> [Exercise description] Repeat the listing word for word. No pictures belong in the copy.

> [Information supplied]
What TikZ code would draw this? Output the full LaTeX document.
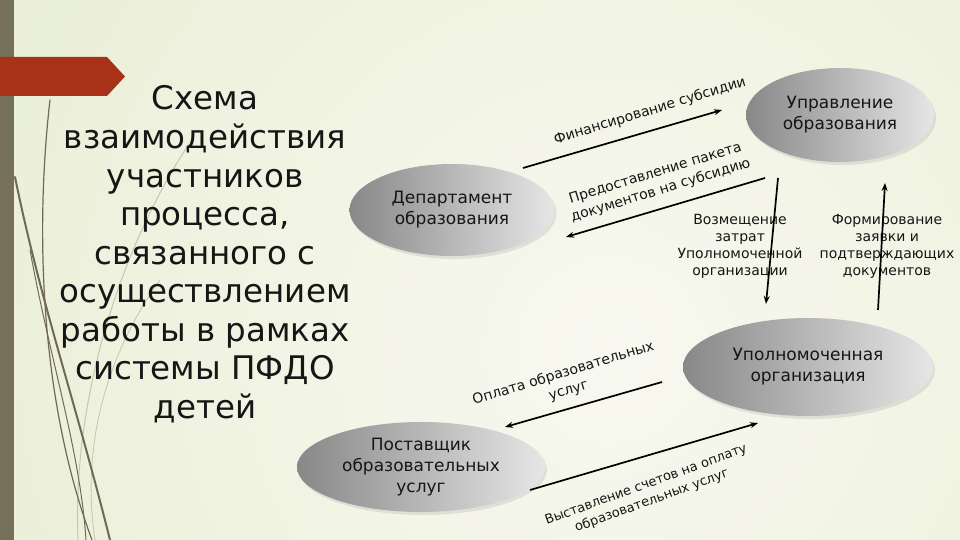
\documentclass[tikz,border=0pt]{standalone}
\usepackage{fontspec}
\setmainfont{DejaVu Sans}
\usetikzlibrary{shapes.geometric,arrows.meta,shadows}
\definecolor{bgout}{RGB}{226,234,200}
\definecolor{bgin}{RGB}{248,248,240}
\definecolor{barc}{RGB}{118,112,90}
\definecolor{redc}{RGB}{168,50,24}
\definecolor{grassc}{RGB}{112,106,82}
\definecolor{grasslt}{RGB}{196,200,172}
\definecolor{ellL}{RGB}{136,136,136}
\definecolor{ellR}{RGB}{230,230,230}
\definecolor{txt}{RGB}{22,22,22}
\begin{document}
\begin{tikzpicture}[x=1pt,y=-1pt,
  oval/.style={ellipse, left color=ellL, right color=ellR, draw=none, align=center,
    font=\fontsize{17}{21}\selectfont, text=txt, inner sep=0pt,
    drop shadow={opacity=0.18,shadow xshift=2pt,shadow yshift=-3pt}},
  lab/.style={font=\fontsize{14}{18}\selectfont, align=center, text=txt, inner sep=0pt},
  side/.style={font=\fontsize{14}{17}\selectfont, align=center, text=txt, inner sep=0pt},
  ttl/.style={font=\fontsize{32.5}{38}\selectfont, text=txt, inner sep=0pt, anchor=base},
  conn/.style={line width=1.7pt, black, -{Stealth[length=8pt,width=6pt]}},
  grass/.style={draw=grassc, line cap=round},
  grasslight/.style={draw=grasslt, line cap=round},
]
\useasboundingbox (0,0) rectangle (960,540);
% background
\fill[bgout] (0,0) rectangle (960,540);
\begin{scope}
  \clip (0,0) rectangle (960,540);
  \shade[inner color=bgin, outer color=bgout] (610,350) circle (1100pt);
\end{scope}
% left bar and decoration
\fill[barc] (0,0) rectangle (14,540);
\draw[grasslight, line width=1pt] (187,147) .. controls (120,250) and (72,400) .. (78,540);
\draw[grasslight, line width=0.8pt] (160,280) .. controls (110,350) and (80,440) .. (95,540);
\draw[grass, line width=2pt] (15,177) .. controls (40,300) and (75,400) .. (110,540);
\draw[grass, line width=1.2pt] (50,100) .. controls (35,230) and (40,400) .. (92,540);
\draw[grass, line width=1pt] (30,250) .. controls (50,360) and (80,450) .. (86,540);
% red banner
\fill[redc] (0,57) -- (107,57) -- (125,76.5) -- (107,96) -- (0,96) -- cycle;
% title
\foreach \t [count=\i] in {Схема, взаимодействия, участников, {процесса,}, связанного с,
  осуществлением, работы в рамках, системы ПФДО, детей}
  \node[ttl] (t\i) at (205,{110+(\i-1)*38.5}) {\t};
% ellipses
\node[oval, minimum width=188pt, minimum height=94pt] (upr) at (840,115) {Управление\\образования};
\node[oval, minimum width=205pt, minimum height=92pt] (dep) at (452,210) {Департамент\\образования};
\node[oval, minimum width=250pt, minimum height=98pt] (upo) at (808,367) {Уполномоченная\\организация};
\node[oval, minimum width=248pt, minimum height=90pt] (pos) at (421,467) {Поставщик\\образовательных\\услуг};
% labels
\node[lab, rotate=17] (l1) at (650,111) {Финансирование субсидии};
\node[lab, rotate=17] (l2) at (658,182) {Предоставление пакета\\документов на субсидию};
\node[side] (l3) at (740,246) {Возмещение\\затрат\\Уполномоченной\\организации};
\node[side] (l4) at (887,246) {Формирование\\заявки и\\подтверждающих\\документов};
\node[lab, rotate=17] (l5) at (566,382) {Оплата образовательных\\услуг};
\node[lab, font=\fontsize{13}{17}\selectfont, rotate=20] (l6) at (649,493) {Выставление счетов на оплату\\образовательных услуг};
% connector ends
\coordinate (a1s) at (523,168); \coordinate (a1e) at (722,110);
\coordinate (a2s) at (765,178); \coordinate (a2e) at (566,237);
\coordinate (a3s) at (778,178); \coordinate (a3e) at (766,304);
\coordinate (a4s) at (878,310); \coordinate (a4e) at (885,183);
\coordinate (a5s) at (662,382); \coordinate (a5e) at (505,427);
\coordinate (a6s) at (530,490); \coordinate (a6e) at (758,423);
\draw[conn] (a1s) -- (a1e);
\draw[conn] (a2s) -- (a2e);
\draw[conn] (a3s) -- (a3e);
\draw[conn] (a4s) -- (a4e);
\draw[conn] (a5s) -- (a5e);
\draw[conn] (a6s) -- (a6e);
\end{tikzpicture}
\end{document}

> [Task solution]
What TikZ code would draw this? Output the full LaTeX document.
\documentclass[tikz,border=0pt]{standalone}
\usepackage{fontspec}
\setmainfont{DejaVu Sans}
\usetikzlibrary{shapes.geometric,arrows.meta,shadows}
\definecolor{bgout}{RGB}{226,234,200}
\definecolor{bgin}{RGB}{248,248,240}
\definecolor{barc}{RGB}{118,112,90}
\definecolor{redc}{RGB}{168,50,24}
\definecolor{grassc}{RGB}{112,106,82}
\definecolor{grasslt}{RGB}{196,200,172}
\definecolor{ellL}{RGB}{136,136,136}
\definecolor{ellR}{RGB}{230,230,230}
\definecolor{txt}{RGB}{22,22,22}
\begin{document}
\begin{tikzpicture}[x=1pt,y=-1pt,
  oval/.style={ellipse, left color=ellL, right color=ellR, draw=none, align=center,
    font=\fontsize{17}{21}\selectfont, text=txt, inner sep=0pt,
    drop shadow={opacity=0.18,shadow xshift=2pt,shadow yshift=-3pt}},
  lab/.style={font=\fontsize{14}{18}\selectfont, align=center, text=txt, inner sep=0pt},
  side/.style={font=\fontsize{14}{17}\selectfont, align=center, text=txt, inner sep=0pt},
  ttl/.style={font=\fontsize{32.5}{38}\selectfont, text=txt, inner sep=0pt, anchor=base},
  conn/.style={line width=1.7pt, black, -{Stealth[length=8pt,width=6pt]}},
  grass/.style={draw=grassc, line cap=round},
  grasslight/.style={draw=grasslt, line cap=round},
]
\useasboundingbox (0,0) rectangle (960,540);
% background
\fill[bgout] (0,0) rectangle (960,540);
\begin{scope}
  \clip (0,0) rectangle (960,540);
  \shade[inner color=bgin, outer color=bgout] (610,350) circle (1100pt);
\end{scope}
% left bar and decoration
\fill[barc] (0,0) rectangle (14,540);
\draw[grasslight, line width=1pt] (187,147) .. controls (120,250) and (72,400) .. (78,540);
\draw[grasslight, line width=0.8pt] (160,280) .. controls (110,350) and (80,440) .. (95,540);
\draw[grass, line width=2pt] (15,177) .. controls (40,300) and (75,400) .. (110,540);
\draw[grass, line width=1.2pt] (50,100) .. controls (35,230) and (40,400) .. (92,540);
\draw[grass, line width=1pt] (30,250) .. controls (50,360) and (80,450) .. (86,540);
% red banner
\fill[redc] (0,57) -- (107,57) -- (125,76.5) -- (107,96) -- (0,96) -- cycle;
% title
\foreach \t [count=\i] in {Схема, взаимодействия, участников, {процесса,}, связанного с,
  осуществлением, работы в рамках, системы ПФДО, детей}
  \node[ttl] (t\i) at (205,{110+(\i-1)*38.5}) {\t};
% ellipses
\node[oval, minimum width=188pt, minimum height=94pt] (upr) at (840,115) {Управление\\образования};
\node[oval, minimum width=205pt, minimum height=92pt] (dep) at (452,210) {Департамент\\образования};
\node[oval, minimum width=250pt, minimum height=98pt] (upo) at (808,367) {Уполномоченная\\организация};
\node[oval, minimum width=248pt, minimum height=90pt] (pos) at (421,467) {Поставщик\\образовательных\\услуг};
% labels
\node[lab, rotate=17] (l1) at (650,111) {Финансирование субсидии};
\node[lab, rotate=17] (l2) at (658,182) {Предоставление пакета\\документов на субсидию};
\node[side] (l3) at (740,246) {Возмещение\\затрат\\Уполномоченной\\организации};
\node[side] (l4) at (887,246) {Формирование\\заявки и\\подтверждающих\\документов};
\node[lab, rotate=17] (l5) at (566,382) {Оплата образовательных\\услуг};
\node[lab, font=\fontsize{13}{17}\selectfont, rotate=20] (l6) at (649,493) {Выставление счетов на оплату\\образовательных услуг};
% connector ends
\coordinate (a1s) at (523,168); \coordinate (a1e) at (722,110);
\coordinate (a2s) at (765,178); \coordinate (a2e) at (566,237);
\coordinate (a3s) at (778,178); \coordinate (a3e) at (766,304);
\coordinate (a4s) at (878,310); \coordinate (a4e) at (885,183);
\coordinate (a5s) at (662,382); \coordinate (a5e) at (505,427);
\coordinate (a6s) at (530,490); \coordinate (a6e) at (758,423);
\draw[conn] (a1s) -- (a1e);
\draw[conn] (a2s) -- (a2e);
\draw[conn] (a3s) -- (a3e);
\draw[conn] (a4s) -- (a4e);
\draw[conn] (a5s) -- (a5e);
\draw[conn] (a6s) -- (a6e);
\end{tikzpicture}
\end{document}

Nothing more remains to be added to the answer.